• RECORD LIST
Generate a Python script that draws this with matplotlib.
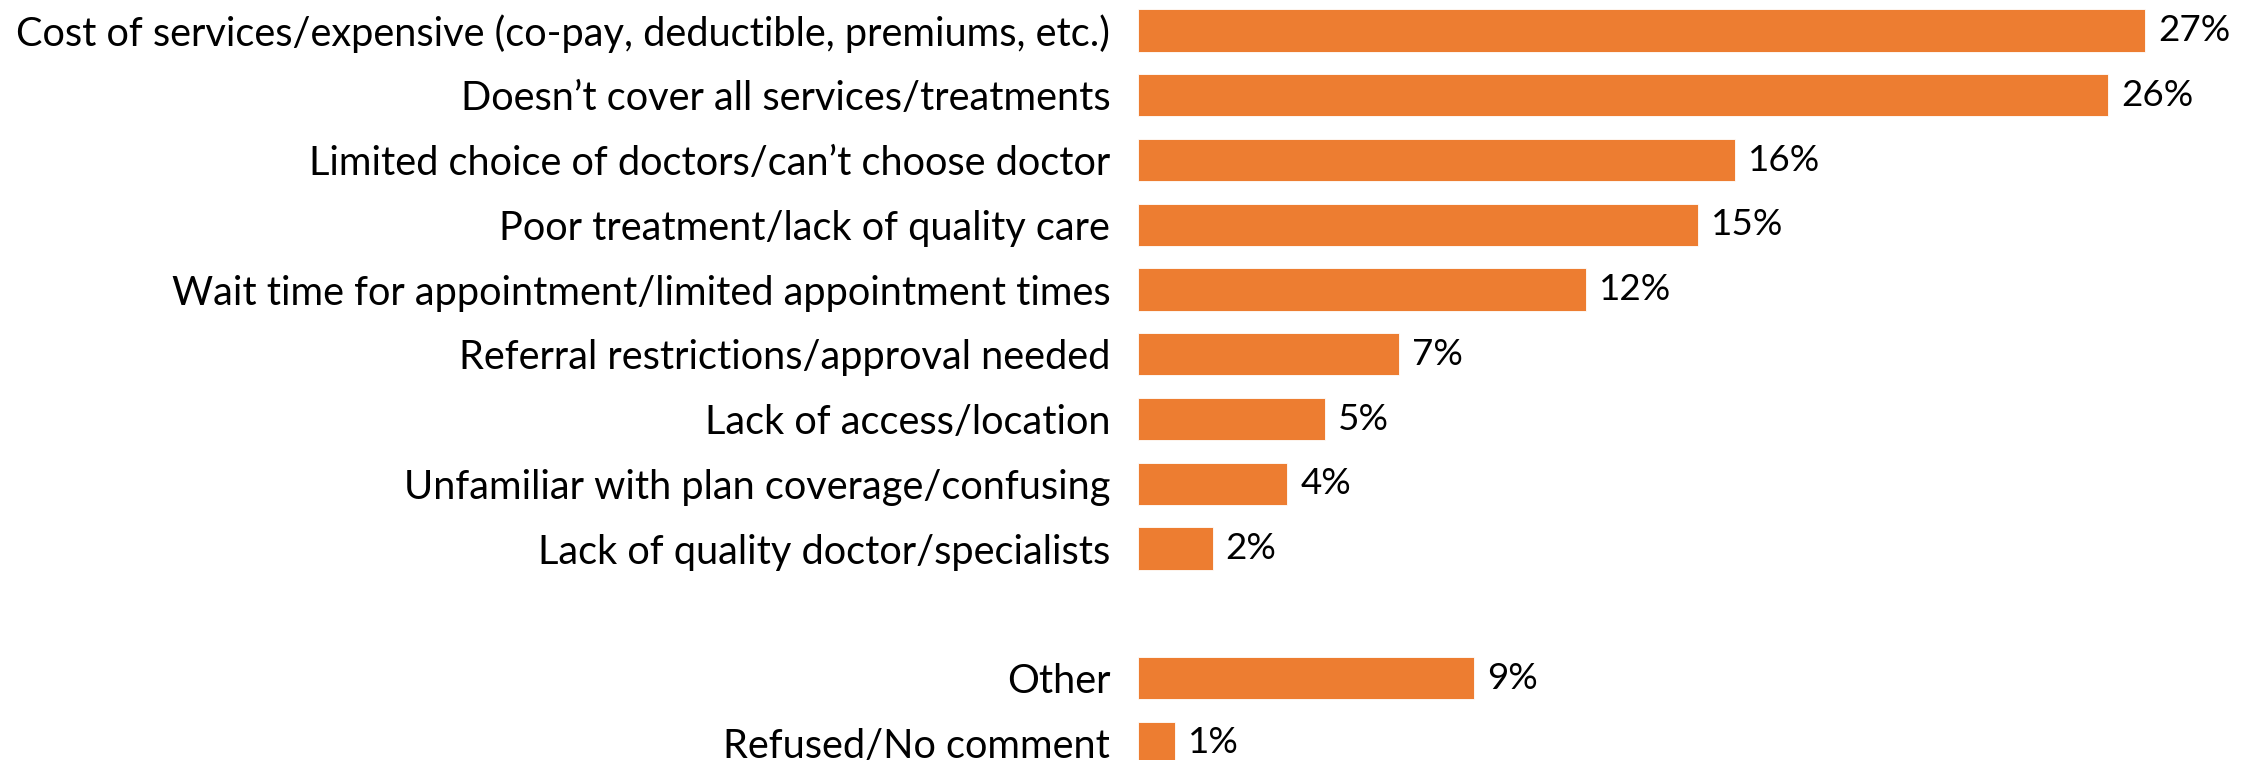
import matplotlib.pyplot as plt
import numpy as np

# categories and shares (percent)
labels = ['Cost of services/expensive (co-pay, deductible, premiums, etc.)',
          'Doesn\u2019t cover all services/treatments',
          'Limited choice of doctors/can\u2019t choose doctor',
          'Poor treatment/lack of quality care',
          'Wait time for appointment/limited appointment times',
          'Referral restrictions/approval needed',
          'Lack of access/location',
          'Unfamiliar with plan coverage/confusing',
          'Lack of quality doctor/specialists',
          'Other',
          'Refused/No comment']
values = [27, 26, 16, 15, 12, 7, 5, 4, 2, 9, 1]

# one empty slot before "Other"
pos = np.array([0, 1, 2, 3, 4, 5, 6, 7, 8, 10, 11])

plt.rcParams['font.family'] = ['Lato', 'DejaVu Sans']

fig = plt.figure(figsize=(22.59, 7.6), dpi=100)
ax = fig.add_axes([1138 / 2259, 0, 1119 / 2259, 1])

ax.barh(pos, values, height=0.65, color='#ED7D31', edgecolor='white', linewidth=0.6)
for p, v in zip(pos, values):
    ax.text(v + 0.35, p, f'{v}%', va='center', ha='left', fontsize=26.5)

ax.set_xlim(0, 30)
ax.set_ylim(11.266, -0.471)
ax.set_yticks(pos)
ax.set_yticklabels(labels, fontsize=28.6)
ax.tick_params(axis='y', length=0, pad=20)
ax.set_xticks([])
for s in ax.spines.values():
    s.set_visible(False)

fig.savefig('out.png', dpi=100)
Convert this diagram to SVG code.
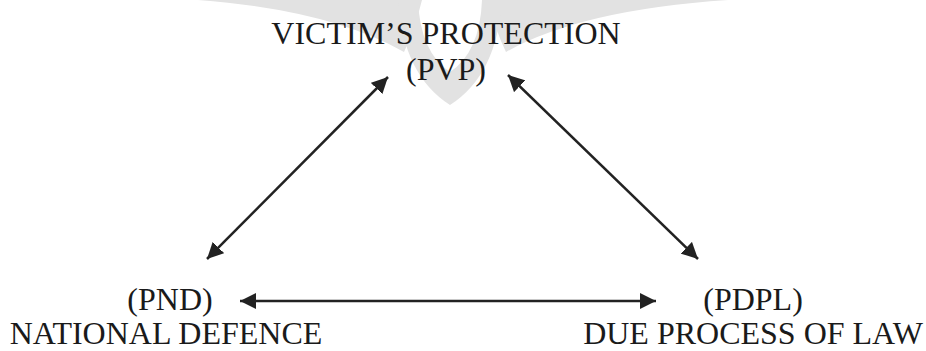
<svg xmlns="http://www.w3.org/2000/svg" width="926" height="351" viewBox="0 0 926 351">
  <style>
    .t { font-family: "Liberation Serif", "Times New Roman", serif; font-size: 32px; fill: #1a1a1a; text-anchor: middle; }
    .c { stroke: #222; stroke-width: 2.5; fill: none; marker-start: url(#ah); marker-end: url(#ah); }
    .wm { fill: #e2e2e2; stroke: none; }
  </style>
  <defs>
    <marker id="ah" viewBox="0 0 10 10" refX="10" refY="5" markerWidth="6.5" markerHeight="6.5" markerUnits="strokeWidth" orient="auto-start-reverse">
      <path d="M0,0 L10,5 L0,10 Z" fill="#222"/>
    </marker>
  </defs>
  <rect width="926" height="351" fill="#fff"/>
  <g id="watermark">
    <path class="wm" d="M198,0 L422,0 Q414,32 404,52 Q330,10 198,0 Z"/>
    <path class="wm" d="M728,0 L488,0 Q496,32 506,52 Q580,10 728,0 Z"/>
    <path class="wm" d="M398,0 Q403,75 450,105 Q497,75 502,0 L482,0 Q480,52 450,72 Q420,52 418,0 Z"/>
  </g>
  <g id="pvp">
    <text class="t" x="446" y="44">VICTIM’S PROTECTION</text>
    <text class="t" x="446" y="80">(PVP)</text>
  </g>
  <g id="pnd">
    <text class="t" x="170" y="310">(PND)</text>
    <text class="t" x="166" y="344">NATIONAL DEFENCE</text>
  </g>
  <g id="pdpl">
    <text class="t" x="753" y="310">(PDPL)</text>
    <text class="t" x="753" y="344">DUE PROCESS OF LAW</text>
  </g>
  <g id="connectors">
    <line class="c" x1="388" y1="77" x2="207" y2="259"/>
    <line class="c" x1="508" y1="75" x2="698" y2="259"/>
    <line class="c" x1="240" y1="301" x2="656" y2="301"/>
  </g>
</svg>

• EXERCISE REQUIREMENTS
Give the number of lines containing the word "with". No other answer is needed.

• EXERCISE RESULT
2